## TASK TO COMPLETE
Below is a set of records; restate each one word for word.

[Items from a dataset]
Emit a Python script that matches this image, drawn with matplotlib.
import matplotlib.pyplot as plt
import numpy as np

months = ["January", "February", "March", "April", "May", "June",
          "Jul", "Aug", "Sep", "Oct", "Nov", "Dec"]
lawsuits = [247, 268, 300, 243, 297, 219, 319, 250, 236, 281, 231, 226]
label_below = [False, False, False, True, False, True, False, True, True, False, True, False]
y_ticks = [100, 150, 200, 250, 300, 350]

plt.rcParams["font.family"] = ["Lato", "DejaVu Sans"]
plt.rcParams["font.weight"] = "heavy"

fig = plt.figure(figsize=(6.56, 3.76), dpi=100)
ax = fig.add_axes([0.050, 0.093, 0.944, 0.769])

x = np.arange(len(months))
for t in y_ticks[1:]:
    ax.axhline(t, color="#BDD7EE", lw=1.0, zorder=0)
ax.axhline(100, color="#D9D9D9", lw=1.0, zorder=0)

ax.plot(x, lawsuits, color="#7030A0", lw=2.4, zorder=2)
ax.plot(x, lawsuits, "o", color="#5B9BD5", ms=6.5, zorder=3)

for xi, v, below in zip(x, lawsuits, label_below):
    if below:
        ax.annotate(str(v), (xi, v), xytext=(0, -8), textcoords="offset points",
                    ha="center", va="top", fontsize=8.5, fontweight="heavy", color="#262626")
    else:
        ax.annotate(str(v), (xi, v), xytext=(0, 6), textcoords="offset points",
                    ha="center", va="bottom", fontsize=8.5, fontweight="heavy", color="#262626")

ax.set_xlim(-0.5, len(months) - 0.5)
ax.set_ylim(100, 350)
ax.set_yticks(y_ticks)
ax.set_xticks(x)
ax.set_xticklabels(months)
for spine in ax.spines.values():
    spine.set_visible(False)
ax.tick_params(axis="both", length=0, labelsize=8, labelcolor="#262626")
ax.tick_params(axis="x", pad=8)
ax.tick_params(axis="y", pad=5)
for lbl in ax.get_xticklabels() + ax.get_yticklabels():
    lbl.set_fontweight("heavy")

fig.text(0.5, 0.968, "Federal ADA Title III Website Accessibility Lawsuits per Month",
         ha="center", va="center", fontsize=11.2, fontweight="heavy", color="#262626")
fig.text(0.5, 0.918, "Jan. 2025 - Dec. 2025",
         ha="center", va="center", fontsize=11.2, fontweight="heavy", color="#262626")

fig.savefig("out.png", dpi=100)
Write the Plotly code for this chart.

## ANSWER TO THE PROBLEM
Emit a Python script that matches this image, drawn with matplotlib.
import matplotlib.pyplot as plt
import numpy as np

months = ["January", "February", "March", "April", "May", "June",
          "Jul", "Aug", "Sep", "Oct", "Nov", "Dec"]
lawsuits = [247, 268, 300, 243, 297, 219, 319, 250, 236, 281, 231, 226]
label_below = [False, False, False, True, False, True, False, True, True, False, True, False]
y_ticks = [100, 150, 200, 250, 300, 350]

plt.rcParams["font.family"] = ["Lato", "DejaVu Sans"]
plt.rcParams["font.weight"] = "heavy"

fig = plt.figure(figsize=(6.56, 3.76), dpi=100)
ax = fig.add_axes([0.050, 0.093, 0.944, 0.769])

x = np.arange(len(months))
for t in y_ticks[1:]:
    ax.axhline(t, color="#BDD7EE", lw=1.0, zorder=0)
ax.axhline(100, color="#D9D9D9", lw=1.0, zorder=0)

ax.plot(x, lawsuits, color="#7030A0", lw=2.4, zorder=2)
ax.plot(x, lawsuits, "o", color="#5B9BD5", ms=6.5, zorder=3)

for xi, v, below in zip(x, lawsuits, label_below):
    if below:
        ax.annotate(str(v), (xi, v), xytext=(0, -8), textcoords="offset points",
                    ha="center", va="top", fontsize=8.5, fontweight="heavy", color="#262626")
    else:
        ax.annotate(str(v), (xi, v), xytext=(0, 6), textcoords="offset points",
                    ha="center", va="bottom", fontsize=8.5, fontweight="heavy", color="#262626")

ax.set_xlim(-0.5, len(months) - 0.5)
ax.set_ylim(100, 350)
ax.set_yticks(y_ticks)
ax.set_xticks(x)
ax.set_xticklabels(months)
for spine in ax.spines.values():
    spine.set_visible(False)
ax.tick_params(axis="both", length=0, labelsize=8, labelcolor="#262626")
ax.tick_params(axis="x", pad=8)
ax.tick_params(axis="y", pad=5)
for lbl in ax.get_xticklabels() + ax.get_yticklabels():
    lbl.set_fontweight("heavy")

fig.text(0.5, 0.968, "Federal ADA Title III Website Accessibility Lawsuits per Month",
         ha="center", va="center", fontsize=11.2, fontweight="heavy", color="#262626")
fig.text(0.5, 0.918, "Jan. 2025 - Dec. 2025",
         ha="center", va="center", fontsize=11.2, fontweight="heavy", color="#262626")

fig.savefig("out.png", dpi=100)
Write the Plotly code for this chart.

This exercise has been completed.